Comcast, Time Warner Cable, Charter and their respective directors and certain of their respective executive officers may be considered participants in the solicitation of proxies in connection with the proposed transaction between Comcast and Time Warner Cable, and Comcast, Charter and their respective directors and certain of their respective executive officers may be considered participants in the solicitation of proxies in connection with the proposed transaction between Comcast and Charter. Information about the directors and executive officers of Time Warner Cable is set forth in its Annual Report on Form 10-K for the year ended December 31, 2013, which was filed with the SEC on February 18, 2014, and its proxy statement for its 2014 annual meeting of stockholders, which was filed with the SEC on April 29, 2014. Information about the directors and executive officers of Comcast is set forth in its Annual Report on Form 10-K for the year ended December 31, 2013, which was filed with the SEC on February 12, 2014, and its proxy statement for its 2014 annual meeting of stockholders, which was filed with the SEC on April 11, 2014. Information about the directors and executive officers of Charter is set forth in its Annual Report on Form 10-K for the year ended December 31, 2013, which was filed with the SEC on February 21, 2014, and its proxy statement for its 2014 annual meeting of stockholders, which was filed with the SEC on March 27, 2014. These documents can be obtained free of charge from the sources indicated above. Additional information regarding the participants in the proxy solicitations and a description of their direct and indirect interests, by security holdings or otherwise, are contained in the preliminary joint proxy statement/prospectus of Comcast and Time Warner Cable filed with the SEC and will be contained in the definitive joint proxy statement/prospectus of Comcast and Time Warner Cable and other relevant materials to be filed with the SEC when they become available, and will also be contained in the preliminary proxy statement/prospectus of Charter when it becomes available.
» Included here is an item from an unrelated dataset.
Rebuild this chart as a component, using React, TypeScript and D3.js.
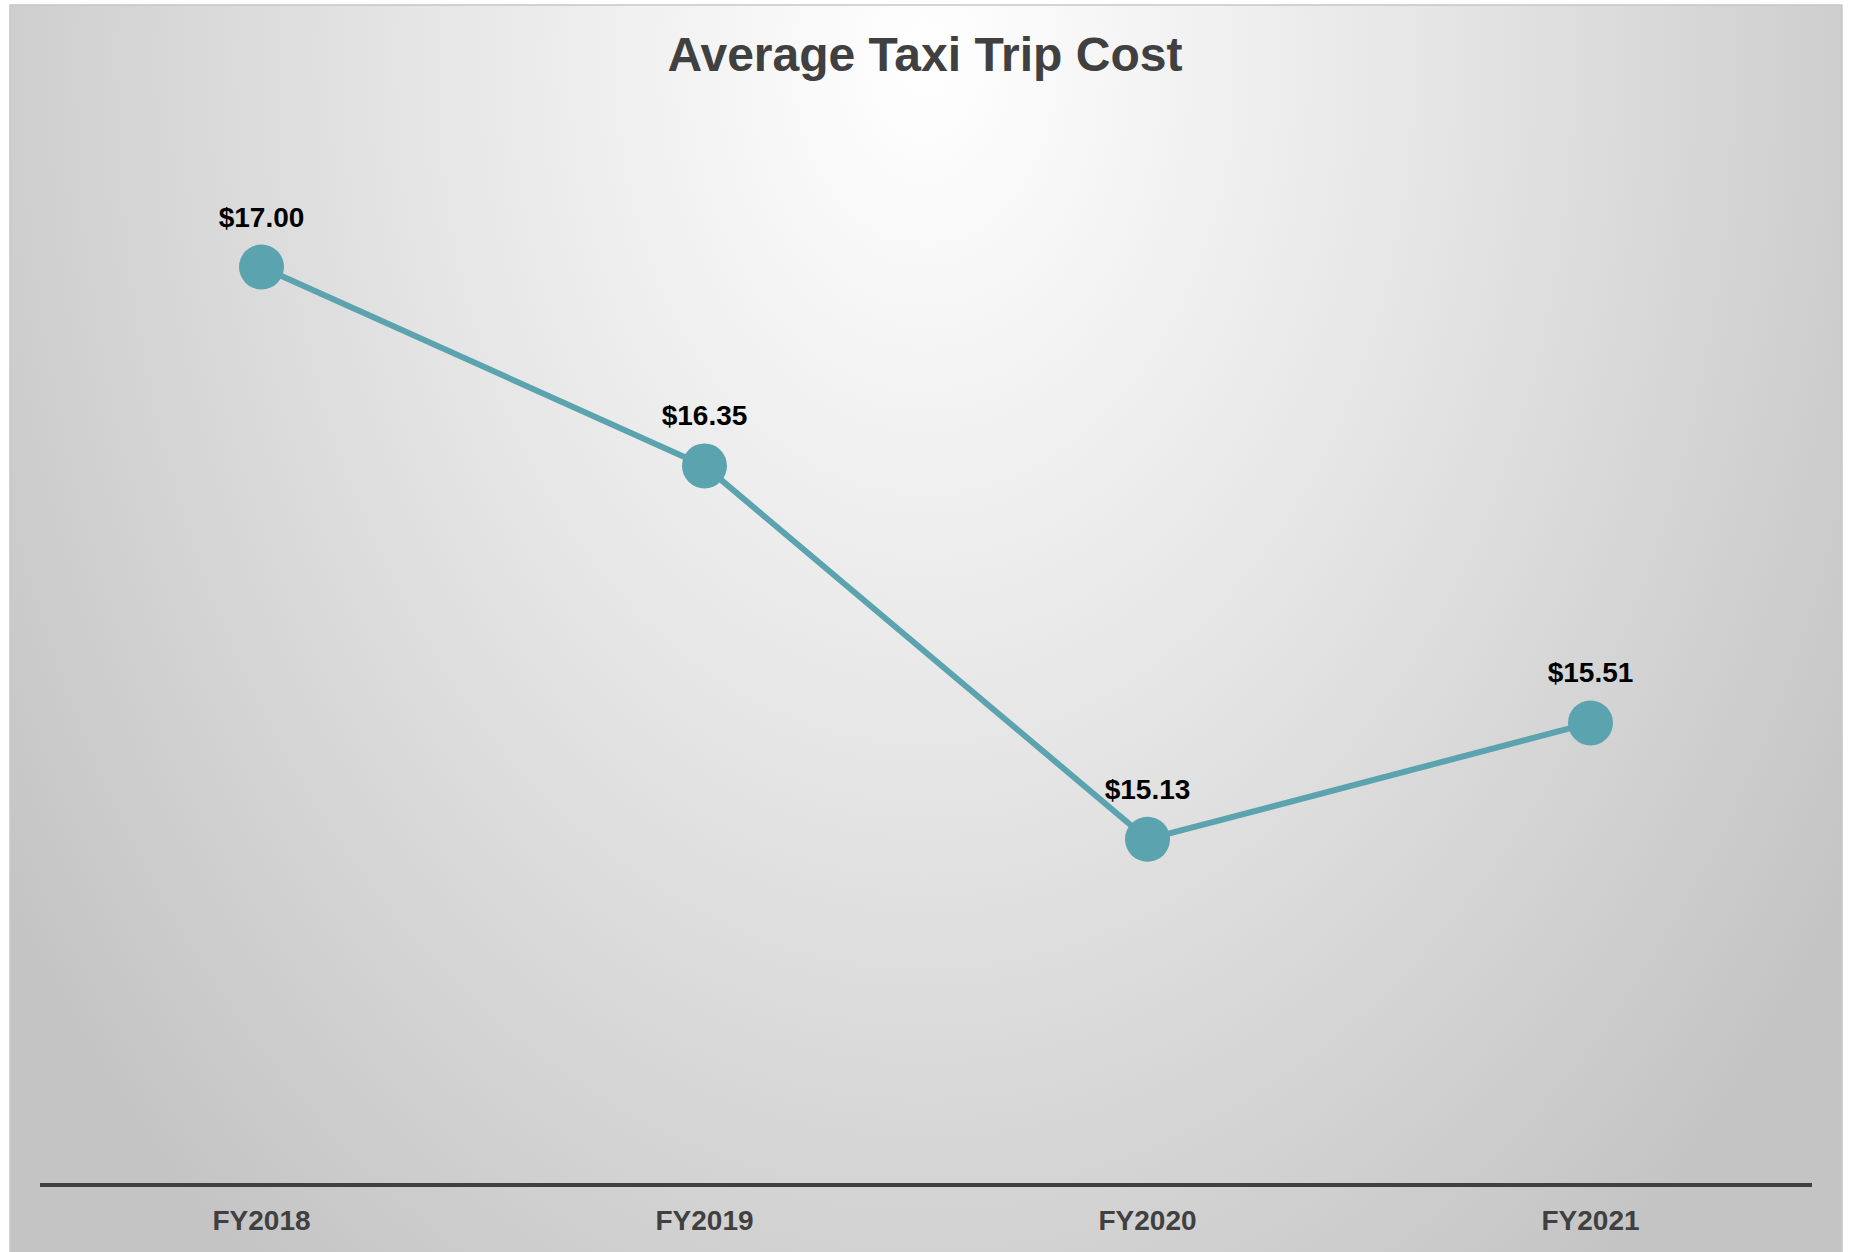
import React from "react";
import * as d3 from "d3";

const categories = ["FY2018", "FY2019", "FY2020", "FY2021"];
const values = [17.0, 16.35, 15.13, 15.51];
const valueLabels = ["$17.00", "$16.35", "$15.13", "$15.51"];
const title = "Average Taxi Trip Cost";

const W = 1849;
const H = 1252;

export default function App() {
  const x = d3.scaleBand<string>().domain(categories).range([40, 1812]);
  const y = d3.scaleLinear().domain([14, 17]).range([1185, 267]);
  const pts = categories.map((c, i) => [x(c)! + x.bandwidth() / 2, y(values[i])] as [number, number]);
  const line = d3.line()(pts) || "";
  const font = "'Liberation Sans', Arial, Helvetica, sans-serif";
  return (
    <svg
      width={W}
      height={H}
      style={{ position: "absolute", left: 0, top: 0, display: "block" }}
    >
      <defs>
        <radialGradient id="bg" gradientUnits="userSpaceOnUse" cx={925} cy={60} r={1100}
          gradientTransform="translate(925,60) scale(1,1.4) translate(-925,-60)">
          <stop offset="0" stopColor="#ffffff" />
          <stop offset="0.45" stopColor="#e6e6e6" />
          <stop offset="1" stopColor="#c4c4c4" />
        </radialGradient>
      </defs>
      <rect x={0} y={0} width={W} height={H} fill="#ffffff" />
      <rect x={10} y={5} width={1832} height={H} fill="url(#bg)" stroke="#c6c6c6" strokeWidth={1.5} />
      <text x={925} y={71} textAnchor="middle" fontFamily={font} fontWeight="bold" fontSize={48} fill="#404040">
        {title}
      </text>
      <line x1={40} x2={1812} y1={1185} y2={1185} stroke="#404040" strokeWidth={4} />
      {categories.map((c) => (
        <text key={c} x={x(c)! + x.bandwidth() / 2} y={1230} textAnchor="middle" fontFamily={font}
          fontWeight="bold" fontSize={28} fill="#404040">
          {c}
        </text>
      ))}
      <path d={line} fill="none" stroke="#5ba3ae" strokeWidth={6} strokeLinejoin="round" />
      {pts.map((p, i) => (
        <g key={i}>
          <circle cx={p[0]} cy={p[1]} r={22.5} fill="#5ba3ae" />
          <text x={p[0]} y={p[1] - 40.5} textAnchor="middle" fontFamily={font} fontWeight="bold"
            fontSize={28} fill="#000000">
            {valueLabels[i]}
          </text>
        </g>
      ))}
    </svg>
  );
}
Cautionary Statement Regarding Forward-Looking Statements
Certain statements in this communication regarding the proposed acquisition of Time Warner Cable by Comcast and the proposed transaction between Comcast and Charter, including any statements regarding the expected timetable for completing the transactions, benefits and synergies of the transactions, future opportunities for the respective companies and products, and any other statements regarding Comcast’s, Time Warner Cable’s and Charter’s future expectations, beliefs, plans, objectives, financial conditions, assumptions or future events or performance that are not historical facts are “forward-looking” statements made within the meaning of Section 27A of the Securities Act of 1933, as amended, and Section 21E of the Securities Exchange Act of 1934, as amended. These statements are often, but not always, made through the use of words or phrases such as “may”, “believe,” “anticipate,” “could”, “should,” “intend,” “plan,” “will,” “expect(s),” “estimate(s),” “project(s),” “forecast(s)”, “positioned,” “strategy,” “outlook” and similar expressions. All such forward-looking statements involve estimates and assumptions that are subject to risks, uncertainties and other factors that could cause actual results to differ materially from the results expressed in the statements. Among the key factors that could cause actual results to differ materially from those projected in the forward-looking statements are the following: the timing to consummate the proposed transactions; the risk that a condition to closing either of the
proposed transactions may not be satisfied; the risk that a regulatory approval that may be required for either of the proposed transactions is not obtained or is obtained subject to conditions that are not anticipated; the parties’ ability to achieve the synergies and value creation contemplated by the proposed transactions; the parties’ ability to promptly, efficiently and effectively integrate acquired operations into their own operations; and the diversion of management time on transaction-related issues. Additional information concerning these and other factors can be found in Comcast’s, Time Warner Cable’s and Charter’s respective filings with the SEC, including Comcast’s, Time Warner Cable’s and Charter’s most recent Annual Reports on Form 10-K, Quarterly Reports on Form 10-Q and Current Reports on Form 8-K. Comcast, Time Warner Cable and Charter assume no obligation to update any forward-looking statements. Readers are cautioned not to place undue reliance on these forward-looking statements that speak only as of the date hereof.